Dodger Notes Bill Madlock came out of the game after his infield ground-out brought home the Dodgers’ last run in the fifth. The injury was announced as a strained left hip. “Just a little pull, that’s all,” said Madlock, whose availability is listed as day-to-day . . . Rick Honeycutt on his pitching: “For the first outing, like anybody, you want to do well, but I felt like I never got in a good rhythm or groove. A lot of their hits I was ahead of people but made bad pitches when I was ahead. It wasn’t a problem with my arm, I was just rushing a little.” . . . Ken Howell, who finished last season by giving up 13 earned runs in his last 12 innings, then was banged around in the spring, pitched three scoreless innings Thursday night, giving up two hits and striking out three. Dodger scout Mike Brito said one of Howell’s pitches registered 95 m.p.h. “I’m just going to turn the ball loose,” Howell said. “No more holding back and trying to make the perfect pitch. I’m going to do the things that got me here--stay aggressive and throw strikes.” . . . Jerry Reuss will start tonight’s game against the San Francisco Giants. “If he says he’s OK, he’ll pitch,” Manager Tom Lasorda said. Reuss, who has had a sore elbow, responded by saying he plans to give himself the starting nod . . . Pedro Guerrero update: He’s experiencing much pain and has been bed-ridden with a 102- to 104-degree temperature, according to his agent, Tony Attanasio.
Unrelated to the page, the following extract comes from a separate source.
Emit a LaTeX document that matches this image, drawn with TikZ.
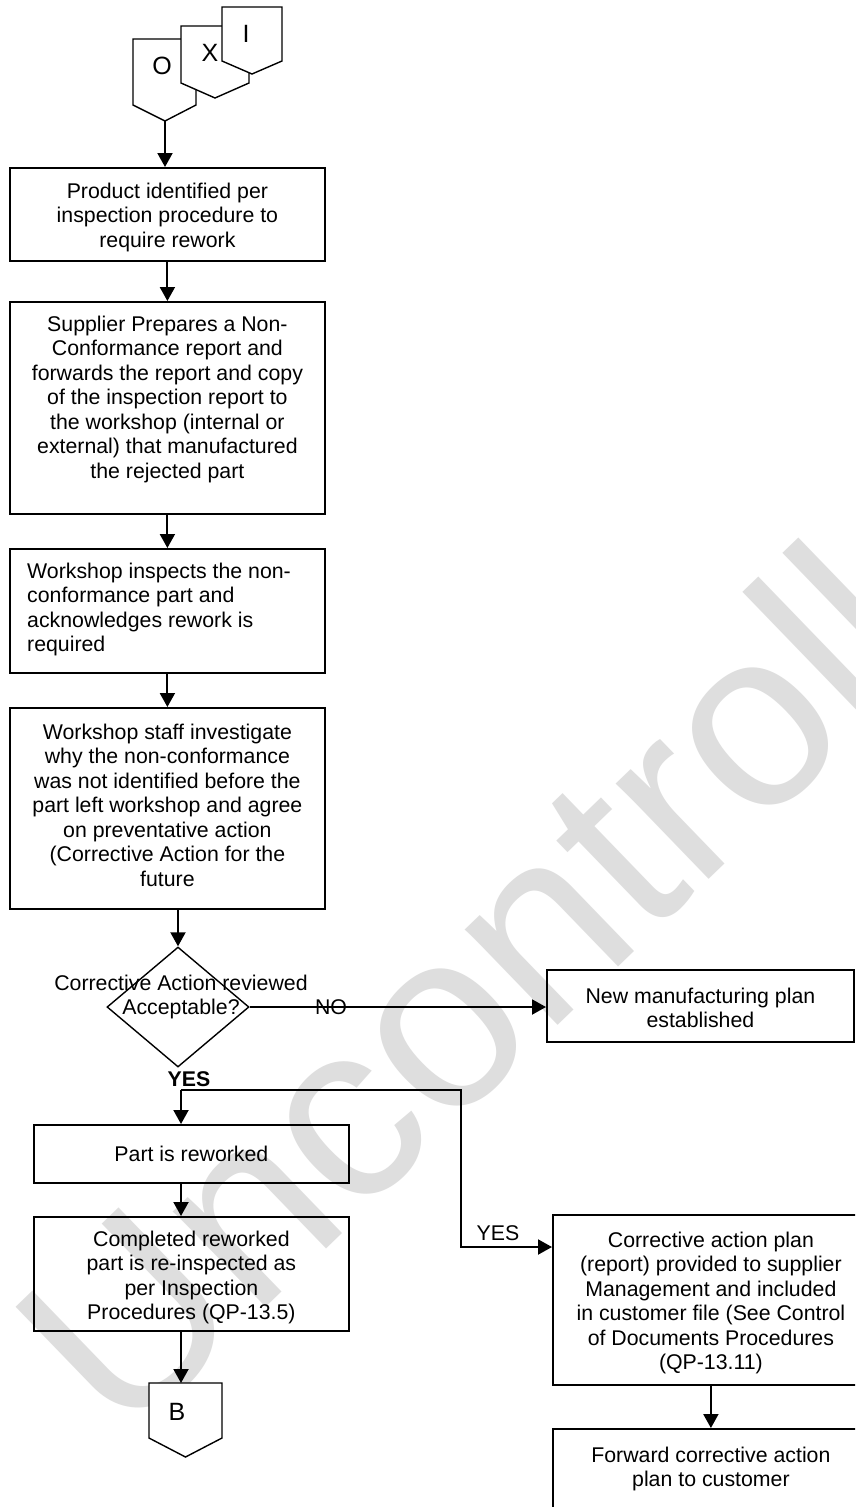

Guerrero showed up at the Dodger clubhouse before the game. He is scheduled to see Dr. Frank Jobe Tuesday . . . Alex Trevino, making his Dodger debut, replaced catcher Mike Scioscia in the lineup and had one hit. “Tommy (Lasorda) didn’t say anything, but you can’t play 162 (games),” Scioscia said. “I felt pretty good last year (he caught 139), but ideally, you don’t want to stretch it more than that” . . . Cesar Cedeno is wearing No. 7, Steve Yeager’s old number . . . A new Padre, Marvell Wynne, also is wearing No. 7, Kurt Bevacqua’s old number. Wynne was offered No. 23 but turned it down. “Oh, you should’ve taken it,” catcher Terry Kennedy told Wynne. “That’s Dick Williams’ old number.”